▶ _INSTRUCTION_: Without including the pictures, copy out every line below.
■ ■ ■ ■ ■
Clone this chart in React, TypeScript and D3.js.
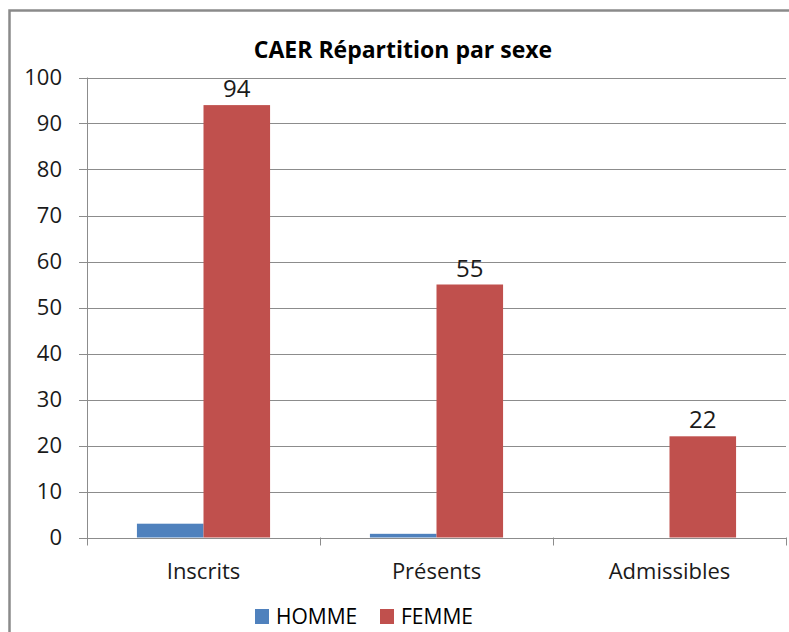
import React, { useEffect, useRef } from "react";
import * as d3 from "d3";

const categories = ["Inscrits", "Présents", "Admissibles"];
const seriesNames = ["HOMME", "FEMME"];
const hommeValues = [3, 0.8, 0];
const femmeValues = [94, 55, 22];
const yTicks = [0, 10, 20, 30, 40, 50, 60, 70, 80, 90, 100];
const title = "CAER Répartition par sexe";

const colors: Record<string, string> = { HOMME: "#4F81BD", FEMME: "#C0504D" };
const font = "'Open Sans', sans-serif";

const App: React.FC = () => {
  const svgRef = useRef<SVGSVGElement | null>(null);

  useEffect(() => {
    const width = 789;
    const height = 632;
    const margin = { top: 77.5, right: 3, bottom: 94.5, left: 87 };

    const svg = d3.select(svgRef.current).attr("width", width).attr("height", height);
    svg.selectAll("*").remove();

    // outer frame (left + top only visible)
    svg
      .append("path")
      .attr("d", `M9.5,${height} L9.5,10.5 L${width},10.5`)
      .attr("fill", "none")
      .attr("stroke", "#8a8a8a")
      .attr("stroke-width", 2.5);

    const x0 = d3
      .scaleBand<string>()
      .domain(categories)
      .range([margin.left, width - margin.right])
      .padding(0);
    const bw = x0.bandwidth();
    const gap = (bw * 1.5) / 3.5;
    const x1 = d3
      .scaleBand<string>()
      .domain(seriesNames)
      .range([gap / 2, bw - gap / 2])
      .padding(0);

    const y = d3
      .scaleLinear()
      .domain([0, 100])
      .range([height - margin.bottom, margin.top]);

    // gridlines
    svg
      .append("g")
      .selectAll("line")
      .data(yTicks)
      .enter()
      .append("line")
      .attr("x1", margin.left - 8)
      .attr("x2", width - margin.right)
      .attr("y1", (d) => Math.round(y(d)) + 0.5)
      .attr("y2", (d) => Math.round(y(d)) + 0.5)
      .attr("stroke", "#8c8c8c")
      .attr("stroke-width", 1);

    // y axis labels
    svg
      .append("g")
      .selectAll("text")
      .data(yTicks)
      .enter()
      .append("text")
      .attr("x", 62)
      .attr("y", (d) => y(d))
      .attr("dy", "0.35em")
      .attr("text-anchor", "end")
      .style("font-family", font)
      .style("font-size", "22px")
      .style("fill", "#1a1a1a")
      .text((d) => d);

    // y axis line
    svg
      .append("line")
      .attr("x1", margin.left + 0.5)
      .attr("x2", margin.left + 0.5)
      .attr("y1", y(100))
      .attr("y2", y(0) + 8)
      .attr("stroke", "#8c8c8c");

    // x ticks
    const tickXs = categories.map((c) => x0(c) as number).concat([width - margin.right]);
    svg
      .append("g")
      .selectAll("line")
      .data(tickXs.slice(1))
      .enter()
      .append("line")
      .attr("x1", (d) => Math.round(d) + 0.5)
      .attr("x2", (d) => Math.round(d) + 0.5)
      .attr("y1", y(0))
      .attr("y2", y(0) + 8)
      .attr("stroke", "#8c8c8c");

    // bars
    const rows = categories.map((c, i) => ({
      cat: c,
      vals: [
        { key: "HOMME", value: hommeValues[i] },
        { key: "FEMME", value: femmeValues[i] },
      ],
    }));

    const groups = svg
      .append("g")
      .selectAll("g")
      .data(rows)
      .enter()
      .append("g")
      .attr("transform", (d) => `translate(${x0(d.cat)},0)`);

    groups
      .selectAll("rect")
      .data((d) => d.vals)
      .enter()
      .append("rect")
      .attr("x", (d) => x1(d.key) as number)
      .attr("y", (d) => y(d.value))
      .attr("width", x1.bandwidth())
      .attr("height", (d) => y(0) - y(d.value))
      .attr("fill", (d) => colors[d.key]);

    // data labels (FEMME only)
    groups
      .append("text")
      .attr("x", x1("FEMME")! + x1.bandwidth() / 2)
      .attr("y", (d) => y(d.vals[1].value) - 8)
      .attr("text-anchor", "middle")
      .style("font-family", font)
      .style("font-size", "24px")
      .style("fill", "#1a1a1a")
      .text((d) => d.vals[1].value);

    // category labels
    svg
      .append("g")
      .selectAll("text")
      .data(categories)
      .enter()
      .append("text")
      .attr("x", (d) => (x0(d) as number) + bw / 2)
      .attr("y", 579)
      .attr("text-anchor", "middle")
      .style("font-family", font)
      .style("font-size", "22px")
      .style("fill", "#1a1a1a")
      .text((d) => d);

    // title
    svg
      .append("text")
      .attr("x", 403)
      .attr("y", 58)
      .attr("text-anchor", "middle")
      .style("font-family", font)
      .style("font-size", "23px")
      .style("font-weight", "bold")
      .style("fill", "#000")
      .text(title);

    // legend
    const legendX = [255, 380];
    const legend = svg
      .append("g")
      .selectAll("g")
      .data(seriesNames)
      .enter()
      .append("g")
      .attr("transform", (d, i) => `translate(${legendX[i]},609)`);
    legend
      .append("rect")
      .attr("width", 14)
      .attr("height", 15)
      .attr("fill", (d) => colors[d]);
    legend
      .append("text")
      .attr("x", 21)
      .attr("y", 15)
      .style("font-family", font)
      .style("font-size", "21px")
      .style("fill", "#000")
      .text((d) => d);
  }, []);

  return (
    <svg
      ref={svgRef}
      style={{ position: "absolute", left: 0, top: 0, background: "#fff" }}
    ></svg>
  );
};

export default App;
■ ■ ■ ■ ■
▶ _SOLUTION_:
Clone this chart in React, TypeScript and D3.js.
import React, { useEffect, useRef } from "react";
import * as d3 from "d3";

const categories = ["Inscrits", "Présents", "Admissibles"];
const seriesNames = ["HOMME", "FEMME"];
const hommeValues = [3, 0.8, 0];
const femmeValues = [94, 55, 22];
const yTicks = [0, 10, 20, 30, 40, 50, 60, 70, 80, 90, 100];
const title = "CAER Répartition par sexe";

const colors: Record<string, string> = { HOMME: "#4F81BD", FEMME: "#C0504D" };
const font = "'Open Sans', sans-serif";

const App: React.FC = () => {
  const svgRef = useRef<SVGSVGElement | null>(null);

  useEffect(() => {
    const width = 789;
    const height = 632;
    const margin = { top: 77.5, right: 3, bottom: 94.5, left: 87 };

    const svg = d3.select(svgRef.current).attr("width", width).attr("height", height);
    svg.selectAll("*").remove();

    // outer frame (left + top only visible)
    svg
      .append("path")
      .attr("d", `M9.5,${height} L9.5,10.5 L${width},10.5`)
      .attr("fill", "none")
      .attr("stroke", "#8a8a8a")
      .attr("stroke-width", 2.5);

    const x0 = d3
      .scaleBand<string>()
      .domain(categories)
      .range([margin.left, width - margin.right])
      .padding(0);
    const bw = x0.bandwidth();
    const gap = (bw * 1.5) / 3.5;
    const x1 = d3
      .scaleBand<string>()
      .domain(seriesNames)
      .range([gap / 2, bw - gap / 2])
      .padding(0);

    const y = d3
      .scaleLinear()
      .domain([0, 100])
      .range([height - margin.bottom, margin.top]);

    // gridlines
    svg
      .append("g")
      .selectAll("line")
      .data(yTicks)
      .enter()
      .append("line")
      .attr("x1", margin.left - 8)
      .attr("x2", width - margin.right)
      .attr("y1", (d) => Math.round(y(d)) + 0.5)
      .attr("y2", (d) => Math.round(y(d)) + 0.5)
      .attr("stroke", "#8c8c8c")
      .attr("stroke-width", 1);

    // y axis labels
    svg
      .append("g")
      .selectAll("text")
      .data(yTicks)
      .enter()
      .append("text")
      .attr("x", 62)
      .attr("y", (d) => y(d))
      .attr("dy", "0.35em")
      .attr("text-anchor", "end")
      .style("font-family", font)
      .style("font-size", "22px")
      .style("fill", "#1a1a1a")
      .text((d) => d);

    // y axis line
    svg
      .append("line")
      .attr("x1", margin.left + 0.5)
      .attr("x2", margin.left + 0.5)
      .attr("y1", y(100))
      .attr("y2", y(0) + 8)
      .attr("stroke", "#8c8c8c");

    // x ticks
    const tickXs = categories.map((c) => x0(c) as number).concat([width - margin.right]);
    svg
      .append("g")
      .selectAll("line")
      .data(tickXs.slice(1))
      .enter()
      .append("line")
      .attr("x1", (d) => Math.round(d) + 0.5)
      .attr("x2", (d) => Math.round(d) + 0.5)
      .attr("y1", y(0))
      .attr("y2", y(0) + 8)
      .attr("stroke", "#8c8c8c");

    // bars
    const rows = categories.map((c, i) => ({
      cat: c,
      vals: [
        { key: "HOMME", value: hommeValues[i] },
        { key: "FEMME", value: femmeValues[i] },
      ],
    }));

    const groups = svg
      .append("g")
      .selectAll("g")
      .data(rows)
      .enter()
      .append("g")
      .attr("transform", (d) => `translate(${x0(d.cat)},0)`);

    groups
      .selectAll("rect")
      .data((d) => d.vals)
      .enter()
      .append("rect")
      .attr("x", (d) => x1(d.key) as number)
      .attr("y", (d) => y(d.value))
      .attr("width", x1.bandwidth())
      .attr("height", (d) => y(0) - y(d.value))
      .attr("fill", (d) => colors[d.key]);

    // data labels (FEMME only)
    groups
      .append("text")
      .attr("x", x1("FEMME")! + x1.bandwidth() / 2)
      .attr("y", (d) => y(d.vals[1].value) - 8)
      .attr("text-anchor", "middle")
      .style("font-family", font)
      .style("font-size", "24px")
      .style("fill", "#1a1a1a")
      .text((d) => d.vals[1].value);

    // category labels
    svg
      .append("g")
      .selectAll("text")
      .data(categories)
      .enter()
      .append("text")
      .attr("x", (d) => (x0(d) as number) + bw / 2)
      .attr("y", 579)
      .attr("text-anchor", "middle")
      .style("font-family", font)
      .style("font-size", "22px")
      .style("fill", "#1a1a1a")
      .text((d) => d);

    // title
    svg
      .append("text")
      .attr("x", 403)
      .attr("y", 58)
      .attr("text-anchor", "middle")
      .style("font-family", font)
      .style("font-size", "23px")
      .style("font-weight", "bold")
      .style("fill", "#000")
      .text(title);

    // legend
    const legendX = [255, 380];
    const legend = svg
      .append("g")
      .selectAll("g")
      .data(seriesNames)
      .enter()
      .append("g")
      .attr("transform", (d, i) => `translate(${legendX[i]},609)`);
    legend
      .append("rect")
      .attr("width", 14)
      .attr("height", 15)
      .attr("fill", (d) => colors[d]);
    legend
      .append("text")
      .attr("x", 21)
      .attr("y", 15)
      .style("font-family", font)
      .style("font-size", "21px")
      .style("fill", "#000")
      .text((d) => d);
  }, []);

  return (
    <svg
      ref={svgRef}
      style={{ position: "absolute", left: 0, top: 0, background: "#fff" }}
    ></svg>
  );
};

export default App;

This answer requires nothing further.